======== Dataset section ========

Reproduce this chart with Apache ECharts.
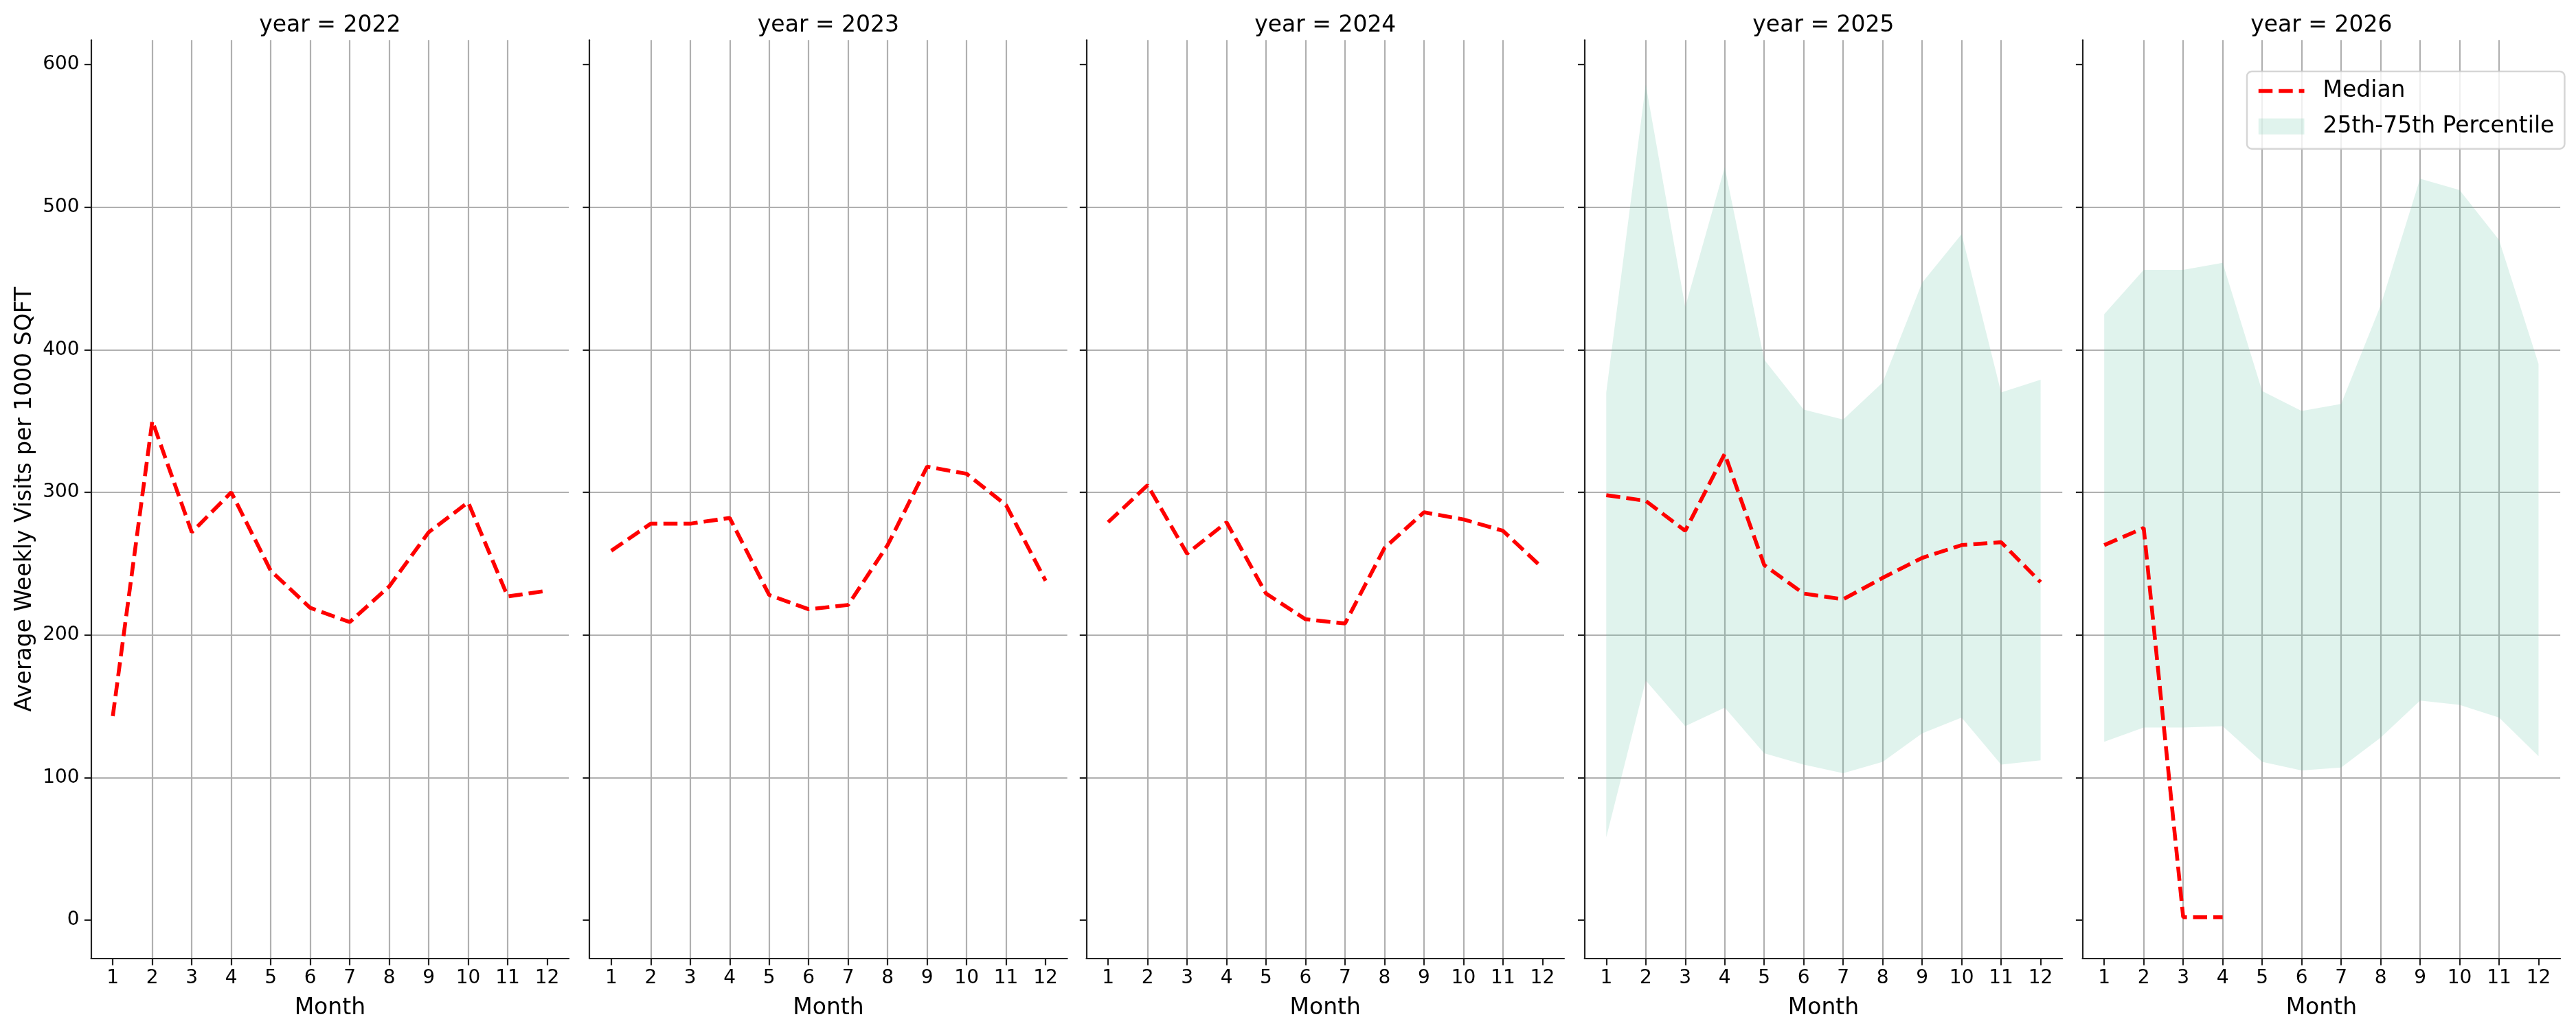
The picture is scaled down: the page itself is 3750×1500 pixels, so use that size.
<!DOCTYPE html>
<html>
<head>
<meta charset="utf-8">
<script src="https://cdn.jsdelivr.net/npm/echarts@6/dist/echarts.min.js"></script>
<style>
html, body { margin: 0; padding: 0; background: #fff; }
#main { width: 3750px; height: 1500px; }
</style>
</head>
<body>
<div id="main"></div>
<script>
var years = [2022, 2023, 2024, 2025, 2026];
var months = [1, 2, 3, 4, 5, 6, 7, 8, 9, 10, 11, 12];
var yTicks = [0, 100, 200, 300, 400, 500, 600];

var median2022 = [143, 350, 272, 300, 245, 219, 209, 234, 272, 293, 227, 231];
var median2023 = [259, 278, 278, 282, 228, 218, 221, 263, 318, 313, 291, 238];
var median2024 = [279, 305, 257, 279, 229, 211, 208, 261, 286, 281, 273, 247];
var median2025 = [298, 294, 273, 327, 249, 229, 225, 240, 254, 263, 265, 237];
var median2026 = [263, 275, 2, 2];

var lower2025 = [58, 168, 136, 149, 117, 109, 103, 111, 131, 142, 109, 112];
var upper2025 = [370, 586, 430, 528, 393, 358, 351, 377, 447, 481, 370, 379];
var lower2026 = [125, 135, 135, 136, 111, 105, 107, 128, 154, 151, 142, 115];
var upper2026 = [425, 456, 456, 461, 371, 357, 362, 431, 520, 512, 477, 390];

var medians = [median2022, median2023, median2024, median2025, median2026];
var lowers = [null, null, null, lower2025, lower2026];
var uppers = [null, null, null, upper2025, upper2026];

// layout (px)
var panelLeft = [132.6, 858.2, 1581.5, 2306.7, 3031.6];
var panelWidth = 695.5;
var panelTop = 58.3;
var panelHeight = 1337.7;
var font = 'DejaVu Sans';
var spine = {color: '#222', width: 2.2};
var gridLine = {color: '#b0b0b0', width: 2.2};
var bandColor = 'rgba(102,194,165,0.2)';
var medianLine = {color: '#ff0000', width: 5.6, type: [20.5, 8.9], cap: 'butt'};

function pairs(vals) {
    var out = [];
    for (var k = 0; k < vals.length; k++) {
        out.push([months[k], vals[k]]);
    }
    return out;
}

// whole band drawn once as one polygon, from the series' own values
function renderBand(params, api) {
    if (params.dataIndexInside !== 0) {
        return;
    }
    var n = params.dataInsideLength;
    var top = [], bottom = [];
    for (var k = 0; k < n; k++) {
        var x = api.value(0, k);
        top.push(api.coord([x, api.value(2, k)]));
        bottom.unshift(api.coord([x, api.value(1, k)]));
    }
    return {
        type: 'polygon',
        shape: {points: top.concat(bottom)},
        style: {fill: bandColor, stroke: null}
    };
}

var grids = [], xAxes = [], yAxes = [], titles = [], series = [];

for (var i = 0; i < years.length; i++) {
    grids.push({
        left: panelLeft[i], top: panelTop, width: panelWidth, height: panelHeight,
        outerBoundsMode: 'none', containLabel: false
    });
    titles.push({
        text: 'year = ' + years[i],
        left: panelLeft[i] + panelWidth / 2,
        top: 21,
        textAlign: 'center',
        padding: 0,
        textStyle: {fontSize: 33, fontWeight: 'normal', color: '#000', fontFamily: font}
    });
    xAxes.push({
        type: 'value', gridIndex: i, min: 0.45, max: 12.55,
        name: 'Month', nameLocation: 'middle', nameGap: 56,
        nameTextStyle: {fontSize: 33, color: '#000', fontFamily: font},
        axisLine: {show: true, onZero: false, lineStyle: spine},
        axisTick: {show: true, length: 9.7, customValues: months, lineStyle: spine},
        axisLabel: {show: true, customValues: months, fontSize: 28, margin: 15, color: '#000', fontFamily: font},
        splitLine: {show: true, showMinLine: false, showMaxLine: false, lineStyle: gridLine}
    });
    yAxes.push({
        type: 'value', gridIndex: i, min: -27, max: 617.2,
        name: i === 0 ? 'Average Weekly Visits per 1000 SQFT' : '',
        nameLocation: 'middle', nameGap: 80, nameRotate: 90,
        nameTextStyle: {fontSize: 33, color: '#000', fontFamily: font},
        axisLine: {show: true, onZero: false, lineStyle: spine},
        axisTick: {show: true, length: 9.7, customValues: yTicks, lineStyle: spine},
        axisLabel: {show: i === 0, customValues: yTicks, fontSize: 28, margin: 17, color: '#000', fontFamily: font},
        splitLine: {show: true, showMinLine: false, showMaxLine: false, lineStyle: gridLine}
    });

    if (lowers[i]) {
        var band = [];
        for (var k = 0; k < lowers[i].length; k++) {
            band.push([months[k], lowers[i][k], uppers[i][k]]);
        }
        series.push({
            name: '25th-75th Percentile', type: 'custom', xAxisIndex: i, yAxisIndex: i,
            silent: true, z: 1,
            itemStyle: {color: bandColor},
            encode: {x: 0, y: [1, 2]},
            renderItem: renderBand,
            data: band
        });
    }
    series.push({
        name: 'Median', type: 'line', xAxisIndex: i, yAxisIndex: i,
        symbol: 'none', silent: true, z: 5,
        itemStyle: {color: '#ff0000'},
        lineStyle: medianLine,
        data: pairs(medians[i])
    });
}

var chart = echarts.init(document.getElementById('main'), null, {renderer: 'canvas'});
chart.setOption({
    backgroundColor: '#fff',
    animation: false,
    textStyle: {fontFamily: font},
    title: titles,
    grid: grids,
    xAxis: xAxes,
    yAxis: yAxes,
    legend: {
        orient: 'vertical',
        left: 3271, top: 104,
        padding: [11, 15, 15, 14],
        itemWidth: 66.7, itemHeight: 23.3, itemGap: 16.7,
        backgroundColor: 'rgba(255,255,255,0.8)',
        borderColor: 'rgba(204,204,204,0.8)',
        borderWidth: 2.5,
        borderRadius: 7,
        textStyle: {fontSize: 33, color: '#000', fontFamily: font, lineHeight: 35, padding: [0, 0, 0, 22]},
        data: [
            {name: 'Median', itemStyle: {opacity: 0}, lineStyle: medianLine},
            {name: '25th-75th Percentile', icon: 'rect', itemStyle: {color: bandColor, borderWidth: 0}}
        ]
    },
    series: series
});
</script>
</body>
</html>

========

All of the material above should be reproduced exactly, except the pictures.

▸ Solution to the exercise:
Reproduce this chart with Apache ECharts.
The picture is scaled down: the page itself is 3750×1500 pixels, so use that size.
<!DOCTYPE html>
<html>
<head>
<meta charset="utf-8">
<script src="https://cdn.jsdelivr.net/npm/echarts@6/dist/echarts.min.js"></script>
<style>
html, body { margin: 0; padding: 0; background: #fff; }
#main { width: 3750px; height: 1500px; }
</style>
</head>
<body>
<div id="main"></div>
<script>
var years = [2022, 2023, 2024, 2025, 2026];
var months = [1, 2, 3, 4, 5, 6, 7, 8, 9, 10, 11, 12];
var yTicks = [0, 100, 200, 300, 400, 500, 600];

var median2022 = [143, 350, 272, 300, 245, 219, 209, 234, 272, 293, 227, 231];
var median2023 = [259, 278, 278, 282, 228, 218, 221, 263, 318, 313, 291, 238];
var median2024 = [279, 305, 257, 279, 229, 211, 208, 261, 286, 281, 273, 247];
var median2025 = [298, 294, 273, 327, 249, 229, 225, 240, 254, 263, 265, 237];
var median2026 = [263, 275, 2, 2];

var lower2025 = [58, 168, 136, 149, 117, 109, 103, 111, 131, 142, 109, 112];
var upper2025 = [370, 586, 430, 528, 393, 358, 351, 377, 447, 481, 370, 379];
var lower2026 = [125, 135, 135, 136, 111, 105, 107, 128, 154, 151, 142, 115];
var upper2026 = [425, 456, 456, 461, 371, 357, 362, 431, 520, 512, 477, 390];

var medians = [median2022, median2023, median2024, median2025, median2026];
var lowers = [null, null, null, lower2025, lower2026];
var uppers = [null, null, null, upper2025, upper2026];

// layout (px)
var panelLeft = [132.6, 858.2, 1581.5, 2306.7, 3031.6];
var panelWidth = 695.5;
var panelTop = 58.3;
var panelHeight = 1337.7;
var font = 'DejaVu Sans';
var spine = {color: '#222', width: 2.2};
var gridLine = {color: '#b0b0b0', width: 2.2};
var bandColor = 'rgba(102,194,165,0.2)';
var medianLine = {color: '#ff0000', width: 5.6, type: [20.5, 8.9], cap: 'butt'};

function pairs(vals) {
    var out = [];
    for (var k = 0; k < vals.length; k++) {
        out.push([months[k], vals[k]]);
    }
    return out;
}

// whole band drawn once as one polygon, from the series' own values
function renderBand(params, api) {
    if (params.dataIndexInside !== 0) {
        return;
    }
    var n = params.dataInsideLength;
    var top = [], bottom = [];
    for (var k = 0; k < n; k++) {
        var x = api.value(0, k);
        top.push(api.coord([x, api.value(2, k)]));
        bottom.unshift(api.coord([x, api.value(1, k)]));
    }
    return {
        type: 'polygon',
        shape: {points: top.concat(bottom)},
        style: {fill: bandColor, stroke: null}
    };
}

var grids = [], xAxes = [], yAxes = [], titles = [], series = [];

for (var i = 0; i < years.length; i++) {
    grids.push({
        left: panelLeft[i], top: panelTop, width: panelWidth, height: panelHeight,
        outerBoundsMode: 'none', containLabel: false
    });
    titles.push({
        text: 'year = ' + years[i],
        left: panelLeft[i] + panelWidth / 2,
        top: 21,
        textAlign: 'center',
        padding: 0,
        textStyle: {fontSize: 33, fontWeight: 'normal', color: '#000', fontFamily: font}
    });
    xAxes.push({
        type: 'value', gridIndex: i, min: 0.45, max: 12.55,
        name: 'Month', nameLocation: 'middle', nameGap: 56,
        nameTextStyle: {fontSize: 33, color: '#000', fontFamily: font},
        axisLine: {show: true, onZero: false, lineStyle: spine},
        axisTick: {show: true, length: 9.7, customValues: months, lineStyle: spine},
        axisLabel: {show: true, customValues: months, fontSize: 28, margin: 15, color: '#000', fontFamily: font},
        splitLine: {show: true, showMinLine: false, showMaxLine: false, lineStyle: gridLine}
    });
    yAxes.push({
        type: 'value', gridIndex: i, min: -27, max: 617.2,
        name: i === 0 ? 'Average Weekly Visits per 1000 SQFT' : '',
        nameLocation: 'middle', nameGap: 80, nameRotate: 90,
        nameTextStyle: {fontSize: 33, color: '#000', fontFamily: font},
        axisLine: {show: true, onZero: false, lineStyle: spine},
        axisTick: {show: true, length: 9.7, customValues: yTicks, lineStyle: spine},
        axisLabel: {show: i === 0, customValues: yTicks, fontSize: 28, margin: 17, color: '#000', fontFamily: font},
        splitLine: {show: true, showMinLine: false, showMaxLine: false, lineStyle: gridLine}
    });

    if (lowers[i]) {
        var band = [];
        for (var k = 0; k < lowers[i].length; k++) {
            band.push([months[k], lowers[i][k], uppers[i][k]]);
        }
        series.push({
            name: '25th-75th Percentile', type: 'custom', xAxisIndex: i, yAxisIndex: i,
            silent: true, z: 1,
            itemStyle: {color: bandColor},
            encode: {x: 0, y: [1, 2]},
            renderItem: renderBand,
            data: band
        });
    }
    series.push({
        name: 'Median', type: 'line', xAxisIndex: i, yAxisIndex: i,
        symbol: 'none', silent: true, z: 5,
        itemStyle: {color: '#ff0000'},
        lineStyle: medianLine,
        data: pairs(medians[i])
    });
}

var chart = echarts.init(document.getElementById('main'), null, {renderer: 'canvas'});
chart.setOption({
    backgroundColor: '#fff',
    animation: false,
    textStyle: {fontFamily: font},
    title: titles,
    grid: grids,
    xAxis: xAxes,
    yAxis: yAxes,
    legend: {
        orient: 'vertical',
        left: 3271, top: 104,
        padding: [11, 15, 15, 14],
        itemWidth: 66.7, itemHeight: 23.3, itemGap: 16.7,
        backgroundColor: 'rgba(255,255,255,0.8)',
        borderColor: 'rgba(204,204,204,0.8)',
        borderWidth: 2.5,
        borderRadius: 7,
        textStyle: {fontSize: 33, color: '#000', fontFamily: font, lineHeight: 35, padding: [0, 0, 0, 22]},
        data: [
            {name: 'Median', itemStyle: {opacity: 0}, lineStyle: medianLine},
            {name: '25th-75th Percentile', icon: 'rect', itemStyle: {color: bandColor, borderWidth: 0}}
        ]
    },
    series: series
});
</script>
</body>
</html>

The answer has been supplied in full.